# Tomcat und Apache Authentifizierung koppeln



## Guest (23. Jan 2007)

Hallo,

ich habe derzeit eine Webanwendung, bei der sich Benutzer über den Tomcat-Authentifizierungsmechanismus anmelden müssen (ist über die tomcat-users.xml gesteuert). Nun kommen aber zusätzlich PHP- und statische HTML-Seiten hinzu, die ebenfalls per Passwort geschützt werden sollen. Diese Datien sollen aber nicht in die Tomcat Anwendung eingebunden werden sondern einfach im Apache bereitgestellt werden.

Gibt es die Möglichkeit hier eine gemeinsame Authentifizierungsmethode zu verwenden? Also nicht irgendeine htaccess Lösung sondern eine Methode mit der auch die Tomcat-Anwendung abgespeist werden kann.


----------



## KSG9|sebastian (23. Jan 2007)

Viel mehr als SSO (Single Sign On) wird dir nicht bleiben. Apache oder von mir aus auch PHP, ASP u.s.w. sind ja völlig losgelöst vom Tomcat.
Aber warum willste kein htaccess verwenden? Und was genau versuchst du zu bewerkstelligen?


----------



## Guest (23. Jan 2007)

Die Tomcat-Anwendung greift mehrfach auf die eingegebenen Benutzerdaten (über den Request) zu und reagiert auf den aktuellen Benutzer. Wenn ich auf htaccess umsteige, müsste ich diese ganzen Stellen anpassen. Ok, da müsste ich ggf. in den sauren Apfel beißen.

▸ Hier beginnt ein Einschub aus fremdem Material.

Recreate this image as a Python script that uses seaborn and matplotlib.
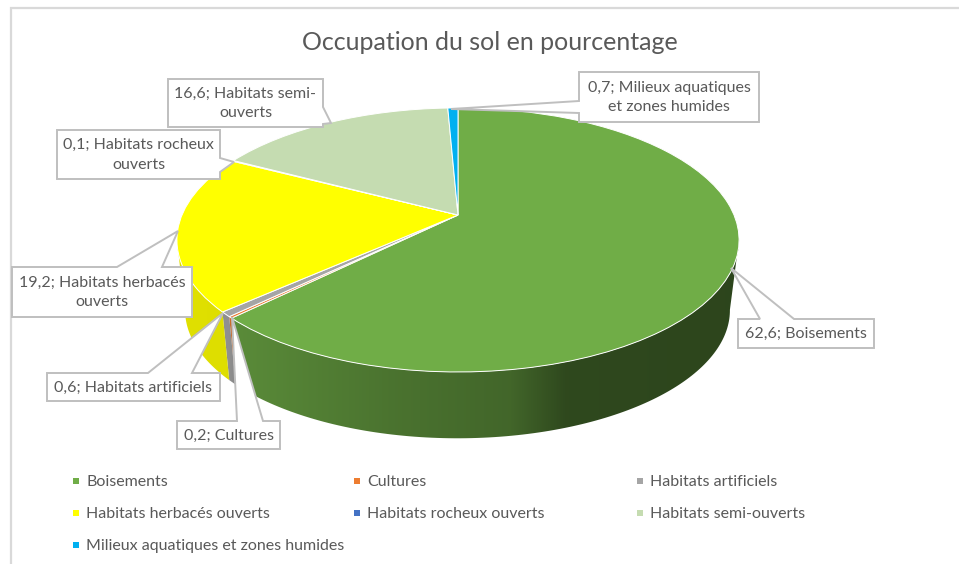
import numpy as np
import matplotlib
matplotlib.use("Agg")
import matplotlib.pyplot as plt
from matplotlib.transforms import Transform
import seaborn as sns

# --- data ---------------------------------------------------------------
categories = ["Boisements", "Cultures", "Habitats artificiels",
              "Habitats herbacés ouverts", "Habitats rocheux ouverts",
              "Habitats semi-ouverts", "Milieux aquatiques et zones humides"]
values = [62.6, 0.2, 0.6, 19.2, 0.1, 16.6, 0.7]
hex_colors = ["#70AD47", "#ED7D31", "#A5A5A5", "#FFFF00", "#4472C4", "#C5DCB1", "#00B0F0"]
wrapped = ["Boisements", "Cultures", "Habitats artificiels",
           "Habitats herbacés\nouverts", "Habitats rocheux\nouverts",
           "Habitats semi-\nouverts", "Milieux aquatiques\net zones humides"]
title = "Occupation du sol en pourcentage"

# --- style --------------------------------------------------------------
sns.set_theme(style="white")
plt.rcParams["font.family"] = ["Lato", "DejaVu Sans"]
palette = sns.color_palette(hex_colors)
TXT = "#595959"
LINE = "#BFBFBF"
W, H = 959, 564

fig = plt.figure(figsize=(W / 100, H / 100), dpi=100)
ax = fig.add_axes([0, 0, 1, 1])


class PiePerspective(Transform):
    """Tilted view of the unit pie, in pixel-like axes coordinates."""
    input_dims = output_dims = 2
    is_separable = False
    has_inverse = False

    def __init__(self, cx, cy, a, b, k):
        super().__init__()
        self.p = (cx, cy, a, b, k)

    def transform_non_affine(self, xy):
        xy = np.asarray(xy, float)
        cx, cy, a, b, k = self.p
        w = 1 + k * xy[:, 1]
        return np.column_stack([cx + a * xy[:, 0] / w, cy - b * xy[:, 1] / w])


top = PiePerspective(458, 215, 276, 127.3, 0.189)
bottom = PiePerspective(457.5, 286, 267.5, 123.5, 0.189)

wedges, _ = ax.pie(values, startangle=90, counterclock=False, colors=palette,
                   wedgeprops=dict(edgecolor="white", linewidth=0.7))
for w in wedges:
    w.set_transform(top + ax.transData)
    w.set_zorder(2)

# --- side wall: a horizontal gradient clipped to each slice's wall --------
shade_x = [180, 228, 240, 400, 510, 565, 740]
shade_f = [0.88, 0.87, 0.80, 0.66, 0.59, 0.42, 0.40]
gx = np.arange(170, 750)
gf = np.interp(gx, shade_x, shade_f)
for w, col in zip(wedges, palette):
    angles = np.linspace(w.theta1, w.theta2, max(3, int(w.theta2 - w.theta1) + 2))
    angles = angles[np.sin(np.radians(angles)) < -0.18]
    if len(angles) < 2:
        continue
    rim = np.column_stack([np.cos(np.radians(angles)), np.sin(np.radians(angles))])
    pts = np.vstack([top.transform_non_affine(rim), bottom.transform_non_affine(rim)[::-1]])
    outline, = ax.fill(pts[:, 0], pts[:, 1], facecolor="none", edgecolor="none", zorder=1)
    grad = (np.array(col)[None, None, :] * gf[None, :, None])
    im = ax.imshow(grad, extent=(170, 750, 450, 100), aspect="auto",
                   interpolation="bilinear", zorder=1)
    im.set_clip_path(outline)

ax.set_aspect("auto")
ax.set_xlim(0, W)
ax.set_ylim(H, 0)
ax.axis("off")

# --- callouts ------------------------------------------------------------
boxes = [  # x0, y0, x1, y1, tail polygon inserted into the outline
    (738, 319, 874, 348, [(760, 319), (731, 268), (794, 319)], "top"),
    (177, 421, 280, 449, [(237, 421), (232, 317), (263, 421)], "top"),
    (47, 373, 220, 401, [(148, 373), (223, 313), (192, 373)], "top"),
    (12, 267, 192, 317, [(117, 267), (178, 231), (162, 267)], "top"),
    (57, 130, 220, 179, [(220, 158), (234, 162), (220, 172)], "right"),
    (168, 79, 323, 127, [(323, 107), (331, 123), (323, 124)], "right"),
    (579, 72, 759, 122, [(579, 113), (451, 109), (579, 101)], "left"),
]
for (x0, y0, x1, y1, tail, side), cat, v in zip(boxes, wrapped, values):
    if side == "top":
        outline = [(x0, y0)] + tail + [(x1, y0), (x1, y1), (x0, y1)]
    elif side == "right":
        outline = [(x0, y0), (x1, y0)] + tail + [(x1, y1), (x0, y1)]
    else:
        outline = [(x0, y0), (x1, y0), (x1, y1), (x0, y1)] + tail
    xs, ys = zip(*outline)
    ax.fill(xs, ys, facecolor="white", edgecolor=LINE, linewidth=1.4, joinstyle="miter", zorder=3)
    ax.text((x0 + x1) / 2, (y0 + y1) / 2 + 0.5, f"{v:.1f}".replace(".", ",") + "; " + cat,
            ha="center", va="center", fontsize=11.5, color=TXT, linespacing=1.5, zorder=4)

# --- title, legend, frame ------------------------------------------------
ax.text(490, 42, title, ha="center", va="center", fontsize=18, color=TXT)

leg_x = [76, 357, 640]
leg_y = [481, 513, 545]
for i, (cat, col) in enumerate(zip(categories, palette)):
    lx, ly = leg_x[i % 3], leg_y[i // 3]
    ax.scatter([lx], [ly], marker="s", s=20, color=[col], linewidths=0, zorder=3)
    ax.text(lx + 10, ly + 1, cat, ha="left", va="center", fontsize=11.5, color=TXT)

ax.plot([11, 11, W], [H, 8, 8], color="#D9D9D9", linewidth=1.6, solid_joinstyle="miter", zorder=0)

fig.savefig("out.png", dpi=100)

Aber wie könnte ich dann den Tomcat-Kontext per htaccess schützen? Gibt es da irgendeine Möglichkeit per mod_jk?


----------



## KSG9|sebastian (24. Jan 2007)

folgendes wäre evtl. möglich:

Sämtliche Zugriffe an ein Servlet im Tomcat weiterleiten. Dieses Servlet erledigt die Authenifizierung und leitet dann zum gewünschten Inhalt weiter.


----------